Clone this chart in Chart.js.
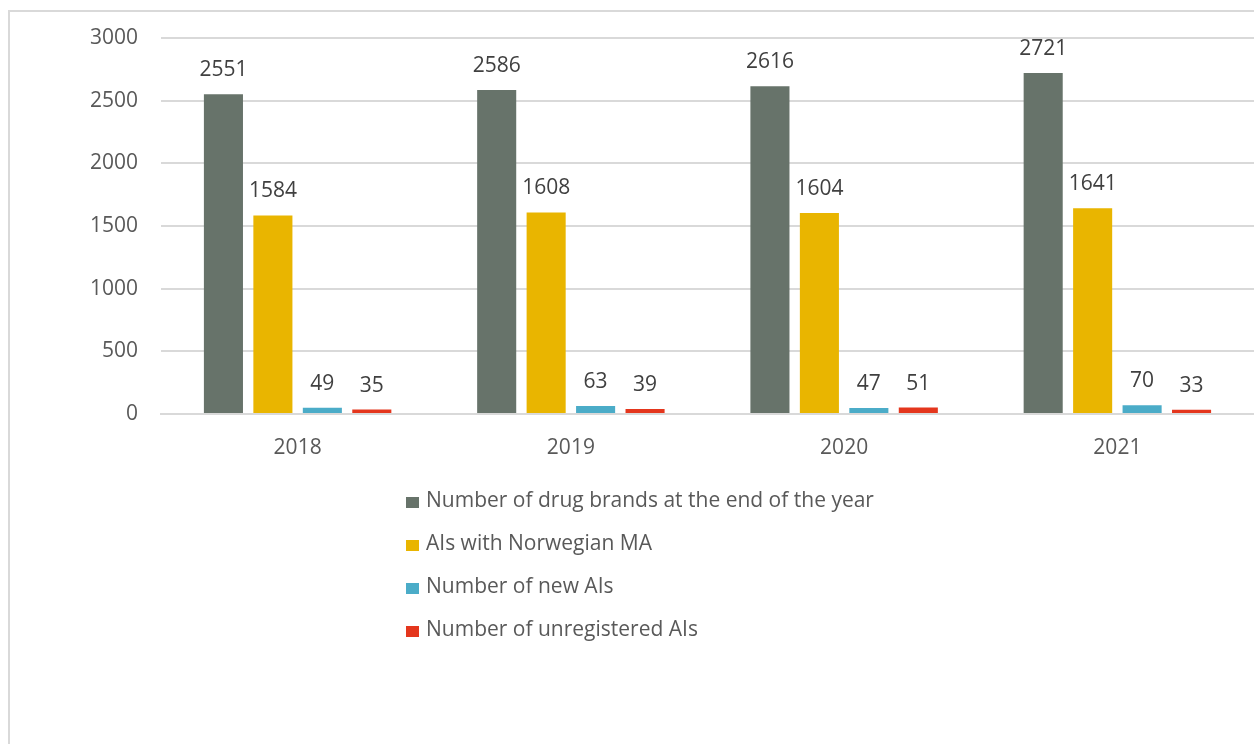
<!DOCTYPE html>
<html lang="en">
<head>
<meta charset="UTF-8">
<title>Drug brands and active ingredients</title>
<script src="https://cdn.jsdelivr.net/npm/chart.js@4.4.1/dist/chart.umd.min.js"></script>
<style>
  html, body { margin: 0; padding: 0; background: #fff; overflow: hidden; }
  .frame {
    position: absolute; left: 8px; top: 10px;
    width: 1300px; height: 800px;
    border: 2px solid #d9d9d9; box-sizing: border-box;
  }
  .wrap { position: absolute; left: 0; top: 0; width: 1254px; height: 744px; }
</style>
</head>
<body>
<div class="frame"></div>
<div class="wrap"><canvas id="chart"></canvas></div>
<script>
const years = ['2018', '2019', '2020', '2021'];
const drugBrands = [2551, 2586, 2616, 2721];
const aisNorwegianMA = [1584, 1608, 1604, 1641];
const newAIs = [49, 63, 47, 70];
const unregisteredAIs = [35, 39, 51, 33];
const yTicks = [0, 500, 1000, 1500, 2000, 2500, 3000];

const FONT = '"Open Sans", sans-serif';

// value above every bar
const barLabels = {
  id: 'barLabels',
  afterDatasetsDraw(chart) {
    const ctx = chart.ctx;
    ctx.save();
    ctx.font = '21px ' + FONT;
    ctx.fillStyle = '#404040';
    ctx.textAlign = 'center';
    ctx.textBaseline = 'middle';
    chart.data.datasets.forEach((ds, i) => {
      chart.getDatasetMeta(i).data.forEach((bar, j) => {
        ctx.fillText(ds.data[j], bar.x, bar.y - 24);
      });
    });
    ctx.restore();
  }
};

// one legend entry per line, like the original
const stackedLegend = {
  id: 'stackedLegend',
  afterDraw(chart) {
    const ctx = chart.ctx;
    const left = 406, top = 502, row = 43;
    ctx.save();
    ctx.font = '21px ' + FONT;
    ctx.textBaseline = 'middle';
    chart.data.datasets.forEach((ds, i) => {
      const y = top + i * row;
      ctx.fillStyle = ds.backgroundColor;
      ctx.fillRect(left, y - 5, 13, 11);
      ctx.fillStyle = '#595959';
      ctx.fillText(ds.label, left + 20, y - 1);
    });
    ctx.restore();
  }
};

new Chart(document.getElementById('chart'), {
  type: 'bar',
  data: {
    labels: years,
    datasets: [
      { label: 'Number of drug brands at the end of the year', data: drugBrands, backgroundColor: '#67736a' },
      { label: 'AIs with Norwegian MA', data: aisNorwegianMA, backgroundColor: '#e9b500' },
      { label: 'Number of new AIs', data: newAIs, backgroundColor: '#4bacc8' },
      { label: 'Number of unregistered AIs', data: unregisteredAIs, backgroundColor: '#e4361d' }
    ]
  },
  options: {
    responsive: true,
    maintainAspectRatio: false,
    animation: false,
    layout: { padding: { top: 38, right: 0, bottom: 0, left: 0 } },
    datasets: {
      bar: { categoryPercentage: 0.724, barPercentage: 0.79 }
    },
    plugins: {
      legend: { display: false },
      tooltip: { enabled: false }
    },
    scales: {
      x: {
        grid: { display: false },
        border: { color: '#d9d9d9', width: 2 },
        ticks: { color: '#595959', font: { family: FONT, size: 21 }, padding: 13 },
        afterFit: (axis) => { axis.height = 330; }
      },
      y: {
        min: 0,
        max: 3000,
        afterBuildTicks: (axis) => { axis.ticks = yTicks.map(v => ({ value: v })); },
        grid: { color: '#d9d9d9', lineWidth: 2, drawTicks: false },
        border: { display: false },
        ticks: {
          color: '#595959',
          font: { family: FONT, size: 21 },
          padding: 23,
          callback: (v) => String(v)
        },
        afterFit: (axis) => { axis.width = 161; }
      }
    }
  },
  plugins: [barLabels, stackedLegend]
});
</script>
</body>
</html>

——

* Task requirements
Pictures are to be left out; repeat all the remaining data exactly.

* Solution to the exercise
Clone this chart in Chart.js.
<!DOCTYPE html>
<html lang="en">
<head>
<meta charset="UTF-8">
<title>Drug brands and active ingredients</title>
<script src="https://cdn.jsdelivr.net/npm/chart.js@4.4.1/dist/chart.umd.min.js"></script>
<style>
  html, body { margin: 0; padding: 0; background: #fff; overflow: hidden; }
  .frame {
    position: absolute; left: 8px; top: 10px;
    width: 1300px; height: 800px;
    border: 2px solid #d9d9d9; box-sizing: border-box;
  }
  .wrap { position: absolute; left: 0; top: 0; width: 1254px; height: 744px; }
</style>
</head>
<body>
<div class="frame"></div>
<div class="wrap"><canvas id="chart"></canvas></div>
<script>
const years = ['2018', '2019', '2020', '2021'];
const drugBrands = [2551, 2586, 2616, 2721];
const aisNorwegianMA = [1584, 1608, 1604, 1641];
const newAIs = [49, 63, 47, 70];
const unregisteredAIs = [35, 39, 51, 33];
const yTicks = [0, 500, 1000, 1500, 2000, 2500, 3000];

const FONT = '"Open Sans", sans-serif';

// value above every bar
const barLabels = {
  id: 'barLabels',
  afterDatasetsDraw(chart) {
    const ctx = chart.ctx;
    ctx.save();
    ctx.font = '21px ' + FONT;
    ctx.fillStyle = '#404040';
    ctx.textAlign = 'center';
    ctx.textBaseline = 'middle';
    chart.data.datasets.forEach((ds, i) => {
      chart.getDatasetMeta(i).data.forEach((bar, j) => {
        ctx.fillText(ds.data[j], bar.x, bar.y - 24);
      });
    });
    ctx.restore();
  }
};

// one legend entry per line, like the original
const stackedLegend = {
  id: 'stackedLegend',
  afterDraw(chart) {
    const ctx = chart.ctx;
    const left = 406, top = 502, row = 43;
    ctx.save();
    ctx.font = '21px ' + FONT;
    ctx.textBaseline = 'middle';
    chart.data.datasets.forEach((ds, i) => {
      const y = top + i * row;
      ctx.fillStyle = ds.backgroundColor;
      ctx.fillRect(left, y - 5, 13, 11);
      ctx.fillStyle = '#595959';
      ctx.fillText(ds.label, left + 20, y - 1);
    });
    ctx.restore();
  }
};

new Chart(document.getElementById('chart'), {
  type: 'bar',
  data: {
    labels: years,
    datasets: [
      { label: 'Number of drug brands at the end of the year', data: drugBrands, backgroundColor: '#67736a' },
      { label: 'AIs with Norwegian MA', data: aisNorwegianMA, backgroundColor: '#e9b500' },
      { label: 'Number of new AIs', data: newAIs, backgroundColor: '#4bacc8' },
      { label: 'Number of unregistered AIs', data: unregisteredAIs, backgroundColor: '#e4361d' }
    ]
  },
  options: {
    responsive: true,
    maintainAspectRatio: false,
    animation: false,
    layout: { padding: { top: 38, right: 0, bottom: 0, left: 0 } },
    datasets: {
      bar: { categoryPercentage: 0.724, barPercentage: 0.79 }
    },
    plugins: {
      legend: { display: false },
      tooltip: { enabled: false }
    },
    scales: {
      x: {
        grid: { display: false },
        border: { color: '#d9d9d9', width: 2 },
        ticks: { color: '#595959', font: { family: FONT, size: 21 }, padding: 13 },
        afterFit: (axis) => { axis.height = 330; }
      },
      y: {
        min: 0,
        max: 3000,
        afterBuildTicks: (axis) => { axis.ticks = yTicks.map(v => ({ value: v })); },
        grid: { color: '#d9d9d9', lineWidth: 2, drawTicks: false },
        border: { display: false },
        ticks: {
          color: '#595959',
          font: { family: FONT, size: 21 },
          padding: 23,
          callback: (v) => String(v)
        },
        afterFit: (axis) => { axis.width = 161; }
      }
    }
  },
  plugins: [barLabels, stackedLegend]
});
</script>
</body>
</html>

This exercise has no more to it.